DIRECTIONS FOR THIS TASK:
Write out the material exactly, leaving every picture behind.

DATASET SECTION:

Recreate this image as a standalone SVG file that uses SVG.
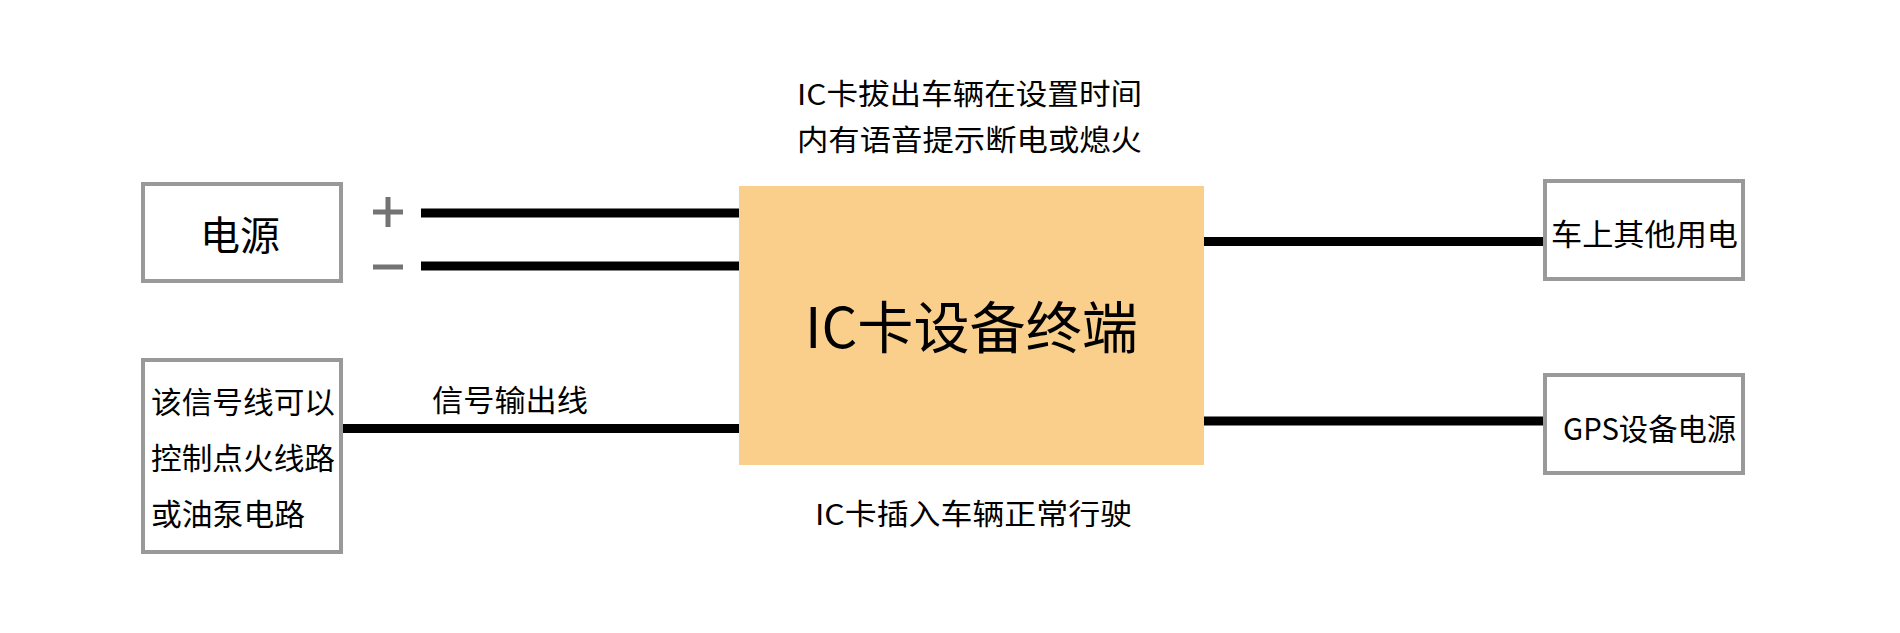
<svg xmlns="http://www.w3.org/2000/svg" width="1900" height="633" viewBox="0 0 1900 633">
<style>
.box{fill:#ffffff;stroke:#999999;stroke-width:4}
.t{font-family:"Noto Sans CJK SC","Noto Sans",sans-serif;fill:#000000}
.wire{stroke:#000000;stroke-width:9;fill:none}
.sign{fill:#737373}
</style>
<rect width="1900" height="633" fill="#ffffff"/>
<g id="connectors">
<line class="wire" x1="421" y1="213" x2="740" y2="213"/>
<line class="wire" x1="421" y1="266" x2="740" y2="266"/>
<line class="wire" x1="342" y1="428.5" x2="740" y2="428.5"/>
<line class="wire" x1="1203" y1="241.5" x2="1545" y2="241.5"/>
<line class="wire" x1="1203" y1="421" x2="1545" y2="421"/>
</g>
<g id="plus-minus">
<rect class="sign" x="373" y="209.5" width="30" height="5"/>
<rect class="sign" x="385.5" y="197" width="5" height="30"/>
<rect class="sign" x="373" y="264.5" width="30" height="5"/>
</g>
<g id="node-power">
<rect class="box" x="143" y="184" width="198" height="97"/>
<text class="t" x="200" y="250" font-size="40" textLength="80" lengthAdjust="spacingAndGlyphs">电源</text>
</g>
<g id="node-signal">
<rect class="box" x="143" y="360" width="198" height="192"/>
<text class="t" x="151" y="413" font-size="30" textLength="184" lengthAdjust="spacingAndGlyphs">该信号线可以</text>
<text class="t" x="151" y="469" font-size="30" textLength="184" lengthAdjust="spacingAndGlyphs">控制点火线路</text>
<text class="t" x="151" y="525" font-size="30" textLength="154" lengthAdjust="spacingAndGlyphs">或油泵电路</text>
</g>
<g id="node-terminal">
<rect x="739" y="186" width="465" height="279" fill="#F9CF8B"/>
<text class="t" x="805" y="348" font-size="56" textLength="333" lengthAdjust="spacingAndGlyphs">IC卡设备终端</text>
</g>
<g id="node-other">
<rect class="box" x="1545" y="181" width="198" height="98"/>
<text class="t" x="1551" y="245" font-size="30" textLength="187" lengthAdjust="spacingAndGlyphs">车上其他用电</text>
</g>
<g id="node-gps">
<rect class="box" x="1545" y="375" width="198" height="98"/>
<text class="t" x="1563" y="440" font-size="30" textLength="173" lengthAdjust="spacingAndGlyphs">GPS设备电源</text>
</g>
<g id="labels">
<text class="t" x="797" y="105" font-size="29" textLength="345" lengthAdjust="spacingAndGlyphs">IC卡拔出车辆在设置时间</text>
<text class="t" x="797" y="151" font-size="29" textLength="345" lengthAdjust="spacingAndGlyphs">内有语音提示断电或熄火</text>
<text class="t" x="815" y="525" font-size="29" textLength="317" lengthAdjust="spacingAndGlyphs">IC卡插入车辆正常行驶</text>
<text class="t" x="432" y="411" font-size="30" textLength="156" lengthAdjust="spacingAndGlyphs">信号输出线</text>
</g>
</svg>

SOLUTION TO THIS EXERCISE:
Recreate this image as a standalone SVG file that uses SVG.
<svg xmlns="http://www.w3.org/2000/svg" width="1900" height="633" viewBox="0 0 1900 633">
<style>
.box{fill:#ffffff;stroke:#999999;stroke-width:4}
.t{font-family:"Noto Sans CJK SC","Noto Sans",sans-serif;fill:#000000}
.wire{stroke:#000000;stroke-width:9;fill:none}
.sign{fill:#737373}
</style>
<rect width="1900" height="633" fill="#ffffff"/>
<g id="connectors">
<line class="wire" x1="421" y1="213" x2="740" y2="213"/>
<line class="wire" x1="421" y1="266" x2="740" y2="266"/>
<line class="wire" x1="342" y1="428.5" x2="740" y2="428.5"/>
<line class="wire" x1="1203" y1="241.5" x2="1545" y2="241.5"/>
<line class="wire" x1="1203" y1="421" x2="1545" y2="421"/>
</g>
<g id="plus-minus">
<rect class="sign" x="373" y="209.5" width="30" height="5"/>
<rect class="sign" x="385.5" y="197" width="5" height="30"/>
<rect class="sign" x="373" y="264.5" width="30" height="5"/>
</g>
<g id="node-power">
<rect class="box" x="143" y="184" width="198" height="97"/>
<text class="t" x="200" y="250" font-size="40" textLength="80" lengthAdjust="spacingAndGlyphs">电源</text>
</g>
<g id="node-signal">
<rect class="box" x="143" y="360" width="198" height="192"/>
<text class="t" x="151" y="413" font-size="30" textLength="184" lengthAdjust="spacingAndGlyphs">该信号线可以</text>
<text class="t" x="151" y="469" font-size="30" textLength="184" lengthAdjust="spacingAndGlyphs">控制点火线路</text>
<text class="t" x="151" y="525" font-size="30" textLength="154" lengthAdjust="spacingAndGlyphs">或油泵电路</text>
</g>
<g id="node-terminal">
<rect x="739" y="186" width="465" height="279" fill="#F9CF8B"/>
<text class="t" x="805" y="348" font-size="56" textLength="333" lengthAdjust="spacingAndGlyphs">IC卡设备终端</text>
</g>
<g id="node-other">
<rect class="box" x="1545" y="181" width="198" height="98"/>
<text class="t" x="1551" y="245" font-size="30" textLength="187" lengthAdjust="spacingAndGlyphs">车上其他用电</text>
</g>
<g id="node-gps">
<rect class="box" x="1545" y="375" width="198" height="98"/>
<text class="t" x="1563" y="440" font-size="30" textLength="173" lengthAdjust="spacingAndGlyphs">GPS设备电源</text>
</g>
<g id="labels">
<text class="t" x="797" y="105" font-size="29" textLength="345" lengthAdjust="spacingAndGlyphs">IC卡拔出车辆在设置时间</text>
<text class="t" x="797" y="151" font-size="29" textLength="345" lengthAdjust="spacingAndGlyphs">内有语音提示断电或熄火</text>
<text class="t" x="815" y="525" font-size="29" textLength="317" lengthAdjust="spacingAndGlyphs">IC卡插入车辆正常行驶</text>
<text class="t" x="432" y="411" font-size="30" textLength="156" lengthAdjust="spacingAndGlyphs">信号输出线</text>
</g>
</svg>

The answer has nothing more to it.